Skateboarding is not a crime, unless you’re doing it in Banff after 11 p.m., but that’s about to change.

Skateboarding is not a crime, unless you’re doing it in Banff after 11 p.m., but that’s about to change.

Banff council voted unanimously to direct administration to return with proposed changes to its streets and roads bylaw that would allow skateboarding between 11 p.m. and 7 a.m. as a form of transportation.

Currently, the activity is prohibited in the resort community between those times, however, Councillor Stavros Karlos requested a review of the regulations after long-time members of the local skateboarding community brought up the issue with him.

“What I perceive to be an issue is late night stunting or tricks and I think we can still encapsulate that in the bylaw,” Karlos said.

When it comes to skateboards making noise, he pointed out Town bylaws restricting late night noise do not reference what decibel levels are acceptable and its enforcement is “fully in the realm of subjectivity”.

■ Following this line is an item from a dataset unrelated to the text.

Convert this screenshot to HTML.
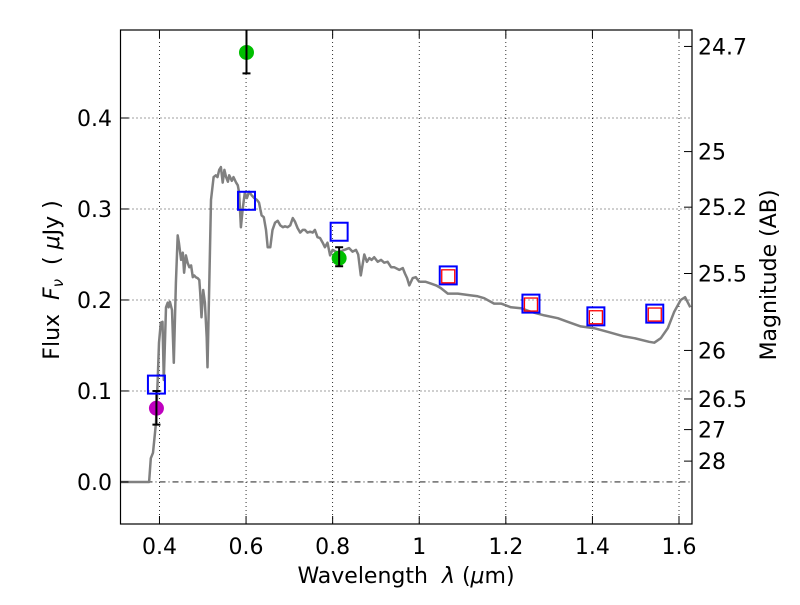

Karlos said skateboards generate noise similar to the average vehicle, which is between 55 and 65 decibels, a diesel truck or bus between 90 to 100 decibels and a motorcycle 100 decibels or more.

“We are dealing with something, if you look at the factual evidence, that is different but not functionally that much louder,” he said.

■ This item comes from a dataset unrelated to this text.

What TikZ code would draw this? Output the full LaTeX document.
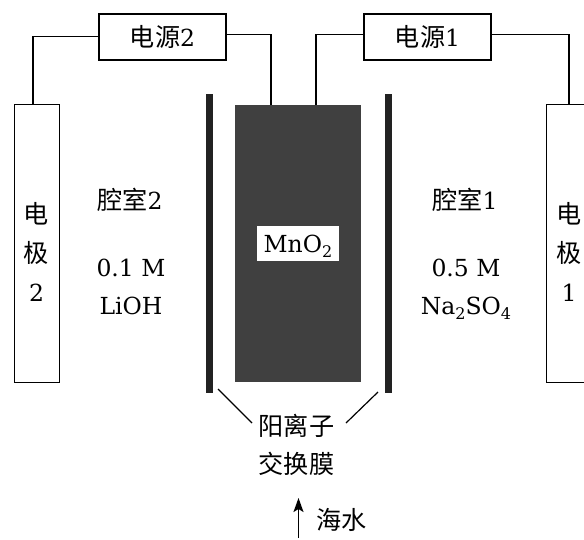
\documentclass[tikz,border=0pt]{standalone}
\usepackage{fontspec}
\usetikzlibrary{arrows.meta}
\setmainfont{DejaVu Serif}
\newfontfamily\cjk[Scale=1.07]{Noto Sans CJK SC}
\definecolor{mnfill}{HTML}{404040}
\definecolor{membc}{HTML}{222222}
\newcommand{\subsc}[1]{\raisebox{-5pt}[0pt][0pt]{\fontsize{16pt}{16pt}\selectfont #1}}
\tikzset{
  lbl/.style={inner sep=0pt,font=\fontsize{23.5pt}{38pt}\selectfont,align=center},
  wire/.style={draw=black,line width=1.6pt,line join=miter},
  boxn/.style={draw=black,line width=1.2pt,fill=white,inner sep=0pt,font=\fontsize{23.5pt}{26pt}\selectfont},
}
\begin{document}
\begin{tikzpicture}[x=1pt,y=-1pt]
\useasboundingbox (0,0) rectangle (584,539);
\fill[white] (0,0) rectangle (584,539);
\path[clip] (0,0) rectangle (584,539);
% electrodes
\node[boxn,minimum width=45pt,minimum height=278pt,anchor=north west] (e2) at (14,104) {};
\node[boxn,minimum width=45pt,minimum height=278pt,anchor=north west] (e1) at (546,104) {};
% MnO2
\node[fill=mnfill,minimum width=126pt,minimum height=277pt,inner sep=0pt,anchor=north west] (mn) at (235,105) {};
\coordinate (t1) at (271,105);
\coordinate (t2) at (316,105);
\coordinate (e2t) at (33,104);
\coordinate (e1t) at (569,104);
% power boxes
\node[boxn,minimum width=127pt,minimum height=46pt] (p2) at (162.5,37) {{\cjk 电源}2};
\node[boxn,minimum width=127pt,minimum height=46pt] (p1) at (427.5,37) {{\cjk 电源}1};
\coordinate (p2l) at (99,36.5);
\coordinate (p2r) at (226,34.5);
\coordinate (p1l) at (364,34.5);
\coordinate (p1r) at (491,34.5);
\draw[wire] (e2t) |- (p2l);
\draw[wire] (p2r) -| (t1);
\draw[wire] (t2) |- (p1l);
\draw[wire] (p1r) -| (e1t);
% membranes
\coordinate (m2a) at (209.7,94); \coordinate (m2b) at (209.7,393);
\coordinate (m1a) at (388.5,94); \coordinate (m1b) at (388.5,393);
\draw[line width=7pt,membc] (m2a) -- (m2b);
\draw[line width=7pt,membc] (m1a) -- (m1b);
% labels
\node[lbl] (el2) at (36.5,252) {{\cjk 电}\\[1pt]{\cjk 极}\\[1pt]2};
\node[lbl] (el1) at (569,252) {{\cjk 电}\\[1pt]{\cjk 极}\\[1pt]1};
\node[lbl] (c2) at (130,200) {{\cjk 腔室}2};
\node[lbl] (c1) at (465,200) {{\cjk 腔室}1};
\node[lbl] (m2) at (131,287) {0.1 M\\LiOH};
\node[lbl] (m1) at (466,287) {0.5 M\\Na\subsc{2}SO\subsc{4}};
\node[fill=white,inner sep=0pt,minimum width=82pt,minimum height=35pt] (mnb) at (298,243.5) {};
\node[lbl] (mno) at (298,243.5) {MnO\subsc{2}};
\node[lbl] (ex) at (296.5,445) {{\cjk 阳离子}\\{\cjk 交换膜}};
\coordinate (l1a) at (218,389); \coordinate (l1b) at (252,423);
\coordinate (l2a) at (378,392); \coordinate (l2b) at (346,423);
\draw[line width=1.2pt] (l1a) -- (l1b);
\draw[line width=1.2pt] (l2a) -- (l2b);
\node[lbl,anchor=west] (sea) at (316,520) {{\cjk 海水}};
\coordinate (a1) at (298.5,538); \coordinate (a2) at (298.5,498);
\draw[line width=1.6pt,-{Stealth[length=14pt,width=10pt,inset=3pt]}] (a1) -- (a2);
\end{tikzpicture}
\end{document}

Karlos made the motion to change the bylaw to allow skateboarding as transportation but to continue to prohibit stunting between 11 p.m. and 7 a.m.

A staff report detailed the evolution of restrictions to skateboarding in the community.

The first ever traffic bylaw, passed in 1990, prohibited skateboarding completely and was later changed in 1992 to allow it but restrict it from certain streets.

The matter was revisited in 2003 after a petition with 340 signatures was presented to the traffic advisory committee.

What resulted was that restrictions on Spray Avenue were removed, prohibitions removed in the downtown core except for the 100, 200 and 300 blocks of Banff Avenue and 200 Block of Bear Street, and restrictions maintained on Mountain Avenue and all other streets with a six per cent or more grade were added.

It was also at that time the operation of skateboards anywhere in town between 11 p.m. and 7 a.m. was added.

Bylaw services supervisor Tony Clark said it has been the RCMP that enforces the municipal bylaw and they have written two tickets so far and may have written one more recently although official stats for the last month and a half were not available.